Just because we're at work does not mean we are cut-off from using the act of forgiveness as a healing device to improve relationships.

Forgiveness equals freedom, but it comes at a price. The price is that you'll have to let go of whatever it was that was keeping you from forgiving. But once un-tethered from the anger, grudges, resentments and pettiness you've been holding on to, the possibilities of leading, serving, helping and making more money (if that's your desire) are abundant.

Next time I'll talk about "blame," the predecessor to forgiveness.

Good day!

Jerry M. Nehr, Jr.

Thursday, August 20, 2009

Self Esteem and the Lives We Are Meant to Live

There is no way possible I’d be writing an essay such as this had I not been someone who, earlier in his life, lived much of his days trying to please and appease others. I had made it my business to ensure others were comfortable and happy with me, as much as was in my control – and even then some. I was overly flexible, ridiculously available and unexpressive in my own needs, wants and life’s desires. I did, for most part, what others wanted me to do and lived according to their agendas for them and for me. Though my life was not really mine, I did benefit from this type of placating, inauthentic behavior. I was accepted, popular and could fit in to almost any group or situation. In essence, my self-esteem was…well, not self-esteem.

Okay, fast forward to 2009. Today, I truly enjoy your positive responses to my writings, seminars, presentations, counseling and teaching. And I also appreciate your criticisms, contrarian views and constructive “to do-s” of the aforementioned as well. I delight in the conversations we have about the “stuff of life,” both in and outside the workplace – for it energizes, serves and sustains me. I don’t know what I’d do if I could no longer speak, write and counsel others…landscaping is the only thing that comes to mind.

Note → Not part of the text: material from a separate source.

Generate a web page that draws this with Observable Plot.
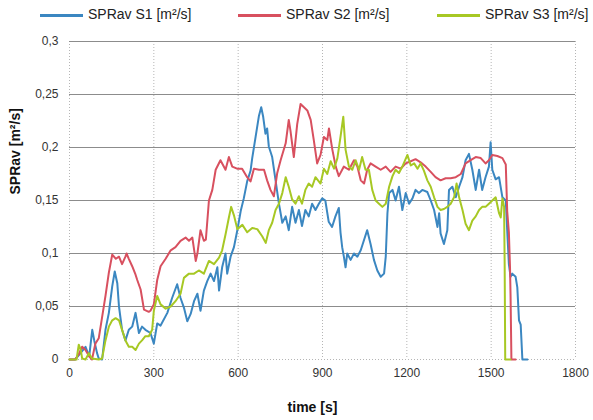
<!DOCTYPE html>
<html>
<head>
<meta charset="utf-8">
<script src="https://cdn.jsdelivr.net/npm/d3@7"></script>
<script src="https://cdn.jsdelivr.net/npm/@observablehq/plot@0.6"></script>
<style>
  body { margin: 0; background: #fff; font-family: "Liberation Sans", Arial, sans-serif; }
  #wrap { width: 593px; }
  #legend { position: relative; height: 28px; width: 593px; }
  .item { position: absolute; top: 6px; font-size: 14px; color: #222; white-space: nowrap; }
  .swatch { position: absolute; top: 14px; height: 2.5px; width: 43px; }
</style>
</head>
<body>
<div id="wrap">
  <div id="legend"></div>
  <div id="chart"></div>
</div>
<script>
const seriesNames = ["SPRav S1 [m²/s]", "SPRav S2 [m²/s]", "SPRav S3 [m²/s]"];
const seriesColors = ["#3b87c1", "#d8505f", "#a7c824"];
const xTicks = [0, 300, 600, 900, 1200, 1500, 1800];
const yTicks = [0, 0.05, 0.1, 0.15, 0.2, 0.25, 0.3];

const s1Time = [0,20,39,57,70,81,88,98,104,116,128,140,152,161,170,176,187,199,211,223,235,247,258,270,288,300,312,324,348,365,383,395,407,419,431,443,455,466,478,490,502,514,526,532,543,555,561,573,585,597,609,620,632,644,650,662,674,682,689,697,703,709,721,733,745,757,769,780,792,804,816,827,839,851,863,875,887,899,910,922,934,946,958,964,970,976,982,988,1000,1012,1024,1036,1048,1059,1071,1083,1095,1107,1119,1125,1131,1137,1149,1160,1172,1184,1196,1208,1220,1231,1243,1255,1273,1285,1297,1309,1315,1320,1332,1344,1350,1362,1374,1386,1398,1409,1421,1433,1445,1457,1468,1480,1492,1498,1504,1516,1528,1540,1552,1557,1563,1569,1575,1587,1593,1599,1605,1611,1629];
const s1Value = [0,0,0.006,0.012,0.003,0.028,0.018,0.006,0.001,0,0.028,0.044,0.069,0.083,0.072,0.05,0.028,0.018,0.028,0.031,0.044,0.025,0.031,0.028,0.025,0.015,0.034,0.032,0.044,0.058,0.071,0.058,0.049,0.036,0.043,0.055,0.062,0.046,0.065,0.074,0.081,0.074,0.087,0.065,0.087,0.1,0.081,0.097,0.106,0.122,0.14,0.152,0.168,0.178,0.19,0.21,0.23,0.238,0.229,0.213,0.218,0.201,0.191,0.169,0.147,0.129,0.135,0.122,0.144,0.129,0.141,0.126,0.141,0.135,0.147,0.141,0.147,0.152,0.15,0.13,0.125,0.135,0.143,0.12,0.106,0.097,0.087,0.1,0.094,0.1,0.097,0.103,0.113,0.122,0.109,0.094,0.084,0.078,0.081,0.097,0.138,0.157,0.16,0.15,0.163,0.141,0.157,0.147,0.152,0.16,0.157,0.16,0.158,0.15,0.141,0.125,0.138,0.119,0.109,0.122,0.16,0.163,0.153,0.163,0.172,0.188,0.194,0.179,0.16,0.179,0.16,0.172,0.182,0.205,0.179,0.17,0.172,0.153,0.15,0.122,0.09,0.078,0.081,0.078,0.068,0.037,0.033,0,0];

const s2Time = [0,20,33,45,57,70,80,92,104,116,128,140,152,165,176,187,199,203,211,223,235,241,253,265,282,288,300,312,324,342,360,377,395,413,425,437,449,455,466,478,485,496,508,520,537,555,567,579,596,614,632,644,656,674,692,703,715,727,739,751,769,780,786,798,810,822,834,846,858,869,881,893,905,917,923,935,947,958,976,994,1012,1024,1036,1048,1059,1071,1089,1107,1125,1142,1160,1178,1196,1214,1231,1249,1267,1285,1302,1320,1338,1356,1374,1392,1409,1427,1445,1463,1480,1492,1504,1522,1540,1552,1557,1563,1567,1569,1572,1587];
const s2Value = [0,0,0.005,0.012,0.009,0.003,0,0.015,0.02,0.04,0.06,0.082,0.099,0.095,0.097,0.09,0.097,0.1,0.095,0.088,0.08,0.075,0.066,0.047,0.045,0.046,0.052,0.075,0.088,0.095,0.103,0.106,0.112,0.115,0.112,0.115,0.093,0.1,0.122,0.112,0.113,0.15,0.16,0.179,0.188,0.179,0.191,0.182,0.18,0.18,0.172,0.168,0.18,0.179,0.179,0.169,0.16,0.154,0.176,0.188,0.204,0.226,0.216,0.191,0.222,0.241,0.238,0.235,0.226,0.207,0.185,0.193,0.21,0.207,0.218,0.198,0.182,0.173,0.182,0.179,0.188,0.182,0.169,0.166,0.179,0.185,0.182,0.179,0.182,0.177,0.182,0.18,0.185,0.187,0.189,0.186,0.182,0.177,0.172,0.169,0.171,0.171,0.172,0.175,0.185,0.188,0.191,0.19,0.185,0.188,0.193,0.192,0.19,0.184,0.14,0.12,0.087,0.06,0,0];

const s3Time = [0,25,33,40,45,57,69,80,104,116,128,140,152,164,176,187,199,211,223,235,247,258,270,282,294,300,312,324,342,360,377,395,407,425,443,460,478,496,514,532,543,555,567,575,585,597,615,632,650,668,686,698,709,721,733,745,757,769,780,792,804,816,827,839,851,863,875,893,905,917,929,941,953,964,974,982,994,1006,1018,1030,1041,1053,1065,1077,1089,1101,1113,1125,1137,1149,1160,1172,1184,1202,1214,1226,1238,1249,1261,1273,1285,1297,1309,1320,1332,1344,1356,1368,1377,1386,1398,1409,1421,1433,1445,1457,1468,1480,1492,1504,1516,1528,1534,1540,1546,1548,1550,1569];
const s3Value = [0,0,0.014,0.009,0.001,0,0.006,0.001,0,0.001,0.018,0.031,0.037,0.039,0.037,0.028,0.018,0.012,0.012,0.009,0.015,0.018,0.022,0.022,0.028,0.046,0.06,0.052,0.048,0.05,0.055,0.062,0.077,0.081,0.081,0.084,0.081,0.093,0.09,0.096,0.103,0.118,0.134,0.144,0.136,0.123,0.127,0.12,0.124,0.123,0.116,0.11,0.122,0.129,0.141,0.147,0.157,0.172,0.163,0.151,0.147,0.154,0.147,0.16,0.166,0.163,0.172,0.166,0.18,0.175,0.187,0.18,0.19,0.21,0.229,0.198,0.182,0.179,0.188,0.179,0.191,0.179,0.179,0.16,0.15,0.147,0.144,0.147,0.163,0.173,0.179,0.176,0.182,0.193,0.183,0.185,0.18,0.185,0.178,0.169,0.163,0.153,0.144,0.141,0.142,0.144,0.147,0.153,0.166,0.153,0.141,0.128,0.122,0.131,0.135,0.141,0.144,0.144,0.147,0.15,0.153,0.138,0.134,0.152,0.144,0.09,0,0];

// legend
const legendX = [40, 238, 437];
const legend = document.getElementById("legend");
seriesNames.forEach((name, i) => {
  const sw = document.createElement("div");
  sw.className = "swatch";
  sw.style.left = legendX[i] + "px";
  sw.style.background = seriesColors[i];
  legend.appendChild(sw);
  const tx = document.createElement("div");
  tx.className = "item";
  tx.style.left = (legendX[i] + 48) + "px";
  tx.textContent = name;
  legend.appendChild(tx);
});

const fmtY = d => String(d).replace(".", ",");
const fmtX = d => String(d);
const series = [[s1Time, s1Value], [s2Time, s2Value], [s3Time, s3Value]];

const chart = Plot.plot({
  width: 593,
  height: 392,
  marginTop: 13,
  marginLeft: 69,
  marginRight: 18,
  marginBottom: 61,
  style: { fontFamily: "'Liberation Sans', Arial, sans-serif", fontSize: "12px", color: "#333", background: "#fff" },
  x: { domain: [0, 1800], ticks: xTicks, tickSize: 0, tickPadding: 9, label: null, tickFormat: fmtX },
  y: { domain: [0, 0.3], ticks: yTicks, tickSize: 0, tickPadding: 11, label: null, tickFormat: fmtY },
  marks: [
    Plot.ruleX(xTicks, { stroke: "#b5b5b5", strokeDasharray: "1,2" }),
    Plot.ruleY([0], { stroke: "#b5b5b5", strokeDasharray: "1,2" }),
    Plot.ruleY(yTicks.filter(d => d > 0), { stroke: "#8c8c8c", strokeWidth: 1.2 }),
    ...series.map(([t, v], i) => Plot.line(v, { x: t, y: v, stroke: seriesColors[i], strokeWidth: 2, curve: "linear" })),
    Plot.text(["SPRav [m²/s]"], { frameAnchor: "left", dx: -54, dy: -6, rotate: -90, fontWeight: "bold", fontSize: 14, fill: "#111" }),
    Plot.text(["time [s]"], { frameAnchor: "bottom", dx: -10, dy: 52, fontWeight: "bold", fontSize: 14, fill: "#111" })
  ]
});
document.getElementById("chart").appendChild(chart);
</script>
</body>
</html>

Now I don’t know if my story resonates with you and your past (or even present) or not. But I do believe that all of us are on a path. My own belief is that this path can only be traversed by us and only us. The authentically lived life can be difficult and even lonely at times. It means we will disappoint people. It means others may not always like us, or even love us. It means we may have to leave groups, situations, jobs and even relationships. But it also comes with great rewards: freedom to be who we are; a life that is congruent with our innermost desires; and peacefulness that who and what we do is not fraudulent, phony or lock-step with other people’s agendas for us.

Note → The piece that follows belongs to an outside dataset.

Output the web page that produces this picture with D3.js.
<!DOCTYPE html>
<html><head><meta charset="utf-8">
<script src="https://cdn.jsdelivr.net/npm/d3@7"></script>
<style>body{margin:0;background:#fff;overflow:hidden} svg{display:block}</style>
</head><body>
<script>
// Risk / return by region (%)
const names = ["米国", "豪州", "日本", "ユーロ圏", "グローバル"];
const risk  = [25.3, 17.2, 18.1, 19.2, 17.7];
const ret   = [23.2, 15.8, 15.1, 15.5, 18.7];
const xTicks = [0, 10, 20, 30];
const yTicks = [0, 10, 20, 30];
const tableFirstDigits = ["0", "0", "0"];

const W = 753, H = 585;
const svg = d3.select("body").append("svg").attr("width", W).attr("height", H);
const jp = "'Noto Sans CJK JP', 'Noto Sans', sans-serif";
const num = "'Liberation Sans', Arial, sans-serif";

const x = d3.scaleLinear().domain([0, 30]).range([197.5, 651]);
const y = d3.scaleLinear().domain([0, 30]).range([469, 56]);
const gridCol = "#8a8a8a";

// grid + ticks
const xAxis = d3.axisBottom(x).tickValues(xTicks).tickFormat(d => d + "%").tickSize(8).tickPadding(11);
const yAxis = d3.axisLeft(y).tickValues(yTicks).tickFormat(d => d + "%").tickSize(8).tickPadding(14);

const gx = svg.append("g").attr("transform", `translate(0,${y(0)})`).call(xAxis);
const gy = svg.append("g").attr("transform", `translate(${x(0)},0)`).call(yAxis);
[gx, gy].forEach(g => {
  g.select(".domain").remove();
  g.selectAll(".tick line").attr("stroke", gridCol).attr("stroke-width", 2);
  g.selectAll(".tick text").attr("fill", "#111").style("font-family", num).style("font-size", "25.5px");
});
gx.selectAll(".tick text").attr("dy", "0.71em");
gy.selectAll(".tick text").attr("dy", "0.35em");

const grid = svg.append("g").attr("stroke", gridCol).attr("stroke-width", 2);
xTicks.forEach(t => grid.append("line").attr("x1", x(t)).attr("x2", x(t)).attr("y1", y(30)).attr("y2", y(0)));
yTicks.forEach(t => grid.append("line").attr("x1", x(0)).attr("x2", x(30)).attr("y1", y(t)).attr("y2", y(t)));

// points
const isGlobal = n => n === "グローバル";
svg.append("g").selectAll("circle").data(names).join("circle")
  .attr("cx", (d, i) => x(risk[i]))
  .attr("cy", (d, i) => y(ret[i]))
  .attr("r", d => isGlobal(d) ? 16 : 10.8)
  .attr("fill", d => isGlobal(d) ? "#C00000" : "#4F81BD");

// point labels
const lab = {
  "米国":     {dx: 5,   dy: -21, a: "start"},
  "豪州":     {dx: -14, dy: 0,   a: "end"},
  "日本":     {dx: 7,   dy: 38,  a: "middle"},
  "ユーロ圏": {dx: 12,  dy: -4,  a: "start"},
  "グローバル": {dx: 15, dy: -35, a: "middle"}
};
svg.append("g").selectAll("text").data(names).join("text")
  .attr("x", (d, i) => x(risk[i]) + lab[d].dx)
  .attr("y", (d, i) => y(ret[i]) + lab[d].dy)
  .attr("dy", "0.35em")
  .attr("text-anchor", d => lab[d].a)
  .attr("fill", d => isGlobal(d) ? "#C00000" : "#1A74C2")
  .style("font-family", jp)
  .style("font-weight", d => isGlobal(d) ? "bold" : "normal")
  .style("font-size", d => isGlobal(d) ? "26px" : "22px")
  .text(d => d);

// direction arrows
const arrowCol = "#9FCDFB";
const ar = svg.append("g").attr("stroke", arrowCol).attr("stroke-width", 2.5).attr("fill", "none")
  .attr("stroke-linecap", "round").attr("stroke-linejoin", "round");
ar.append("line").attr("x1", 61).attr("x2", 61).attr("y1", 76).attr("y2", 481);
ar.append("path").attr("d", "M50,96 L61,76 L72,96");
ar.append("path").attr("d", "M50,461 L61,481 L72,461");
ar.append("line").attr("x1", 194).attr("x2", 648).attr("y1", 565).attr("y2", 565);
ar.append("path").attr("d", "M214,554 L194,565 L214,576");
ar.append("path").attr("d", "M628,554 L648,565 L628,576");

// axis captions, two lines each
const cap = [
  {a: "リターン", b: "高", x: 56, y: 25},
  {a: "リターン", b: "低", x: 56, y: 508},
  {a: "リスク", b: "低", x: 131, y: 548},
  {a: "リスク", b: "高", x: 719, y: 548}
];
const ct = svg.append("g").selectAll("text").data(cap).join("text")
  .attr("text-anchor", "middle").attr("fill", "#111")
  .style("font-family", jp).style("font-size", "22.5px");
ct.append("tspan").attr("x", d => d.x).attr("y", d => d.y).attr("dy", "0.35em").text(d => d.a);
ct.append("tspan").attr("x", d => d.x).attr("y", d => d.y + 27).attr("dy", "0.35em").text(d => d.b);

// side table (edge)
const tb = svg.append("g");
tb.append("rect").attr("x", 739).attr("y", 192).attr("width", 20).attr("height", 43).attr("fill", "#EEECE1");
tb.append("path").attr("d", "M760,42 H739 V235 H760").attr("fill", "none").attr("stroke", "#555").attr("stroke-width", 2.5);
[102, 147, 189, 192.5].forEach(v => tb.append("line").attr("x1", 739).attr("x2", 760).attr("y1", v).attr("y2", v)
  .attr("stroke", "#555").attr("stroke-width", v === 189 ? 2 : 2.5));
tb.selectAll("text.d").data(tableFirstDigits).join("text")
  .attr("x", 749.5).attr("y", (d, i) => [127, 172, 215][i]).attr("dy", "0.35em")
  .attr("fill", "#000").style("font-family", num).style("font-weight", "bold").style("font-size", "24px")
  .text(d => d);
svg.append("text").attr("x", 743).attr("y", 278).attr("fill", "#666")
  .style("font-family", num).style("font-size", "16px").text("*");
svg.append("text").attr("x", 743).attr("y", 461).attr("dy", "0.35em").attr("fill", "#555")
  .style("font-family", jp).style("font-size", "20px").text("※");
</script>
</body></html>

Abraham Maslow coined the term “self-actualization” to describe the individual who is free from the good opinions of others. This individual, he said, lives her and his life according to their own inner compass. They are not concerned with what others think or say about them. Their self-esteem comes from how they think and feel about themselves...not how others think and feel about them. No easy order, for sure. It takes a lifetime, I think, to figure out the compromises, transitions and courage necessary to live, love, work and learn in a manner consistent with our true nature; at least it will for me. All the while keeping in mind that our best intentions for ourselves are never (always) what others need and want from us.

In the movie “Out of Africa” Robert Redford says to Meryl Streep, “I don’t want to find myself someday at the end of someone else’s life.” I find that phrase gives me a chill as I contemplate my own life. The workplace, the home, the classroom, the boardroom and all the places we live, provide us with opportunities to express who we are. And they also provide us with opportunities to express who we are not. I am responsible for what I say, write and do; and you for you. As our paths converge, diverge and run parallel in all the roles we play, I am of absolute certainty that if we both are genuine and real with each other in whom and what we are, we will discover a place of healthiness and respectability that transcends any conflict, disagreement or imposed will that might otherwise exist.

Our true selves – on the job, on the ball field, during the exam and at the dinner table – shine most prominently when we are simply being ourselves…the person only we can be. God Bless.